You never really knew what you'd find or experience when you stepped inside. Sure, it would never likely be transgressive or especially exotic — good luck in the foreign section — but there was value in the sheer volume of titles, each of which must have entertained someone. From the high-demand new release section to the unorganized row of recent returns at the front desk — where customers plucked hot new titles with the ferocity of lottery addicts — it was where we went to win.
Of course, this is pure poppycock. Blockbuster is akin to Satan to me. I don't know where Mr. Snake oil salesman grew up, or where his Xanadu-Blockbuster was, but I'd be willing to bet he's misremembering those visits.
I knew exactly what I would find every time I walked into a Blockbuster - whether it was with friends, on a date or with the family - and that was homogenized dreck pandering to the masses.
Blockbuster built it's empire based on volume. It boasted all the latest and greatest releases and "guaranteed" a copy for everyone walking through the door. As a marketing campaign, it certainly was effective. But they either didn't realize what it meant to fulfill on that guarantee, or they didn't care. Since Blockbuster wasn't the Navidson house(1), and was a finite space, they devoted a significant chunk of their square footage to new titles. And because of their guarantee, they had to devote a lot of that space to a high number of copies of the new releases. Which left precious little room for movies that hadn't come out within the last 6 months.
And so, while Mr. VanAirsdale waxes somewhat poetically about the "sheer volume of titles" that he remembers, I remember the exact opposite. I remember walking into Blockbuster in disgust, knowing that my first, second and third choices for a movie most likely wouldn't be there.
(And please, before you call me a movie snob...well I'll cater to it, but not because I was hoping to pick up The 400 Blows(2) on my way home from lifeguarding. I'm talking about not being able to rent movies like Goldfinger, The Exorcist, Force 10 from Navarone(3) and many more that you've most likely heard of).

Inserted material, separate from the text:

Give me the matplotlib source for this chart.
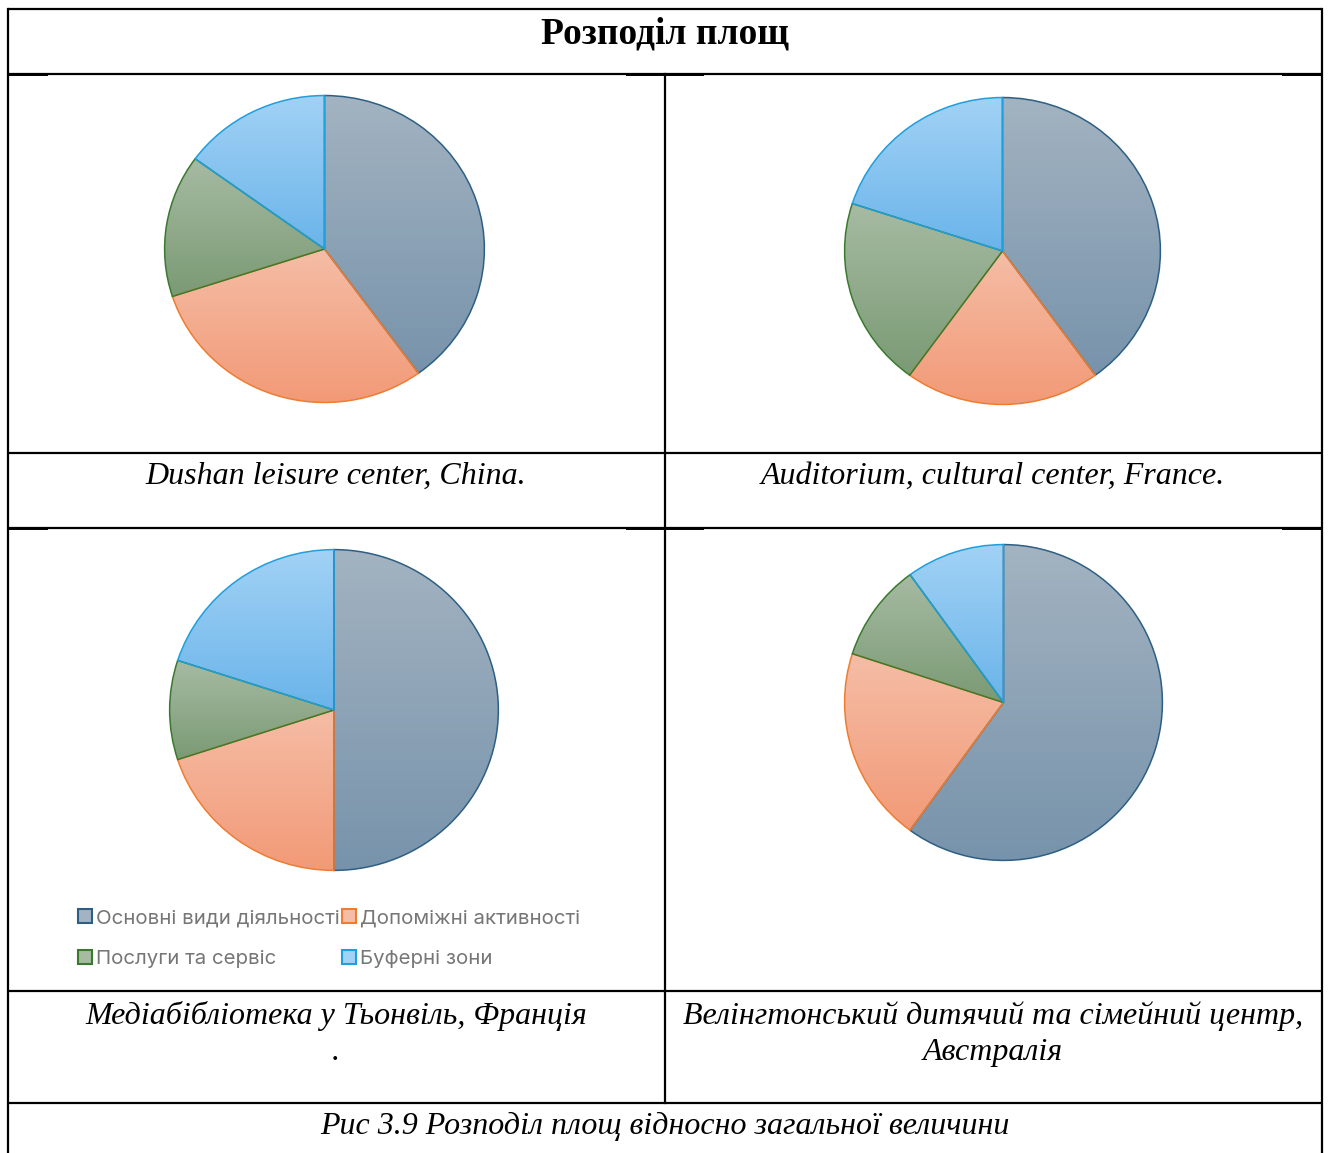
import numpy as np
import matplotlib
matplotlib.use("Agg")
import matplotlib.pyplot as plt
from matplotlib.colors import LinearSegmentedColormap
from matplotlib.patches import Patch

# data
categories = ["Основні види діяльності", "Допоміжні активності", "Послуги та сервіс", "Буферні зони"]
dushan = [40, 30, 15, 15]
auditorium = [40, 20, 20, 20]
mediateka = [50, 20, 10, 20]
wellington = [60, 20, 10, 10]

captions = ["Dushan leisure center, China.",
            "Auditorium, cultural center, France.",
            "Медіабібліотека у Тьонвіль, Франція\n.",
            "Велінгтонський дитячий та сімейний центр,\nАвстралія"]
title = "Розподіл площ"
footer = "Рис 3.9 Розподіл площ відносно загальної величини"

# gradient colours per slice: (top, bottom, edge)
shades = [("#a3b3c1", "#7793ab", "#2d5f84"),
          ("#f5bda6", "#f29a77", "#ed7d31"),
          ("#a7bba3", "#7a9a74", "#3a7a2e"),
          ("#a2d2f5", "#6ab4ea", "#1f9fdc")]

W, H = 1328, 1153
fig = plt.figure(figsize=(W / 100, H / 100), dpi=100)
bg = fig.add_axes([0, 0, 1, 1])
bg.set_xlim(0, W)
bg.set_ylim(H, 0)
bg.axis("off")

# table grid
lw = 1.6
for y in [9, 74, 453, 528, 991, 1103]:
    bg.plot([8, 1322], [y, y], color="black", lw=lw, solid_capstyle="butt")
bg.plot([8, 8], [9, H], color="black", lw=lw)
bg.plot([1322, 1322], [9, H], color="black", lw=lw)
bg.plot([665, 665], [74, 1103], color="black", lw=lw)
# small doubled segments from the original rendering
for y in [75, 529]:
    for x0, x1 in [(8, 48), (626, 704), (1282, 1322)]:
        bg.plot([x0, x1], [y, y], color="black", lw=1.4, solid_capstyle="butt")

serif = "Liberation Serif"
cap = dict(ha="center", va="center", fontsize=23, style="italic", family=serif)
bg.text(665, 34, title, ha="center", va="center", fontsize=27, fontweight="bold", family=serif)
bg.text(336, 476, captions[0], **cap)
bg.text(993, 476, captions[1], **cap)
bg.text(336, 1034, captions[2], linespacing=1.3, **cap)
bg.text(993, 1034, captions[3], linespacing=1.3, **cap)
bg.text(665, 1126, footer, **cap)


def draw_pie(values, box):
    x0, y0, x1, y1 = box
    ax = fig.add_axes([x0 / W, 1 - y1 / H, (x1 - x0) / W, (y1 - y0) / H])
    wedges, _ = ax.pie(values, startangle=90, counterclock=False, radius=1,
                       wedgeprops=dict(linewidth=1.1))
    for w, (top, bot, edge) in zip(wedges, shades):
        ext = w.get_path().get_extents()
        cm = LinearSegmentedColormap.from_list("g", [top, bot])
        im = ax.imshow(np.linspace(0, 1, 256).reshape(-1, 1), cmap=cm, origin="upper",
                       extent=(ext.x0, ext.x1, ext.y0, ext.y1), aspect="auto", zorder=1)
        im.set_clip_path(w)
        w.set_facecolor("none")
        w.set_edgecolor(edge)
        w.set_zorder(2)
    ax.set_xlim(-1.01, 1.01)
    ax.set_ylim(-1.01, 1.01)
    ax.set_aspect("auto")
    ax.axis("off")
    return ax


draw_pie(dushan, (163, 94, 486, 404))
draw_pie(auditorium, (843, 96, 1162, 406))
draw_pie(mediateka, (168, 548, 500, 872))
draw_pie(wellington, (843, 543, 1164, 862))

# legend is filled column by column, so reorder to get row order
order = [0, 2, 1, 3]
handles = [Patch(facecolor=shades[i][0], edgecolor=shades[i][2], linewidth=1.5) for i in order]
labels = [categories[i] for i in order]
leg = bg.legend(handles, labels, loc="upper left", bbox_to_anchor=(78, 909),
                bbox_transform=bg.transData, ncol=2, frameon=False,
                prop={"family": "Inter", "size": 14.7}, labelcolor="#767676",
                handlelength=0.68, handleheight=0.68, handletextpad=0.2,
                columnspacing=0.1, labelspacing=1.1, borderpad=0, borderaxespad=0)

fig.savefig("out.png", dpi=100)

I fully understand no corner store in a strip mall had unlimited space, nor could it create a subterreanean fantasy movie vault to hold all my movie whims for whenever I wanted to watch The Wild Bunch. Titles had to be sacrificed, for space (heaven forbid some child couldn't go rent Legend of Zelda 9: Zelda Should Fire Her Security Team from the video game section - another reason Blockbuster couldn't carry Kingdom of the Spiders(4)), but that stupid guarantee forced their hand more.
And that's why the Mom and Pop stores had their charm. Sure, getting out of the store with the one new copy of the latest release mirrored Jason's plight against the skeletons(5) as he tried to get home, and the selection was indeed easily dwarfed by Blockbuster, but for whatever reason, the mom and pop collections seemed to feel more like your own. It was more eclectic, more varied (because it had to be - they couldn't throw copies out to make more space, so they had to keep that copy of Starcrash(6) - much to the chagrin of everyone involved in the making of Starcrash).
So bon voyage, Blockbuster. I realize that my reason for hating you had little to do with your demise - that it had more to do with your reluctance to match the Netflix business model sooner, but I will not shed a tear for you. Yes, we had a few good memories (I can't hate you totally since you introduced me to Garbage Pail Kids the Movie) but I can never love you (because the reason you introduced me to Garbage Pail Kids the Movie was because you didn't have The World According to Garp.)
(1) This was a forced-in reference to the house in the novel House of Leaves. It's an interesting book that, even if you hate the thought of reading, is interesting to leaf through in a Borders, a store that will surely be following Blockbuster in a year or two.
(2) A forced-in example that does indeed suggest I'm a movie snob. But seriously, it was directed by the French guy from Close Encounters of the Third Kind. Just watch that if you don't find subtitled French movies from the 50s your cup of tea.
(3) Maybe Force 10 from Navarone wasn't the greatest example to use here, but dammit, I loved that movie growing up. For Christ sakes it had Robert Shaw, Harrison Ford and a young Carl Weathers in it battling Nazis. I also believe it was the first movie I ever saw that had an open-ended ending, and I so fretted about what happened to them (I won't ruin it for you if you haven't seen it).
(4) I wrote this endnote for 2 reasons: 1. Because Kingdom of the Spiders was the first animal/insect terror/horror movie I ever saw, and I have a soft spot for them (i think Caine's The Swarm is my favorite) and 2. So I could reference and put in a youtube clip of The Swarm)
(5) Ok, way forced - but seriously, did you click on it? If you don't click on any other link - go watch the skeleton fight. That was filmed in 1963!
(6) Yes, I know I said the Jason and the Argonauts clip is the clip you should pick if you're only going to watch one, but seriously, the Starcrash trailer is one of a kind. You'll regret missing it.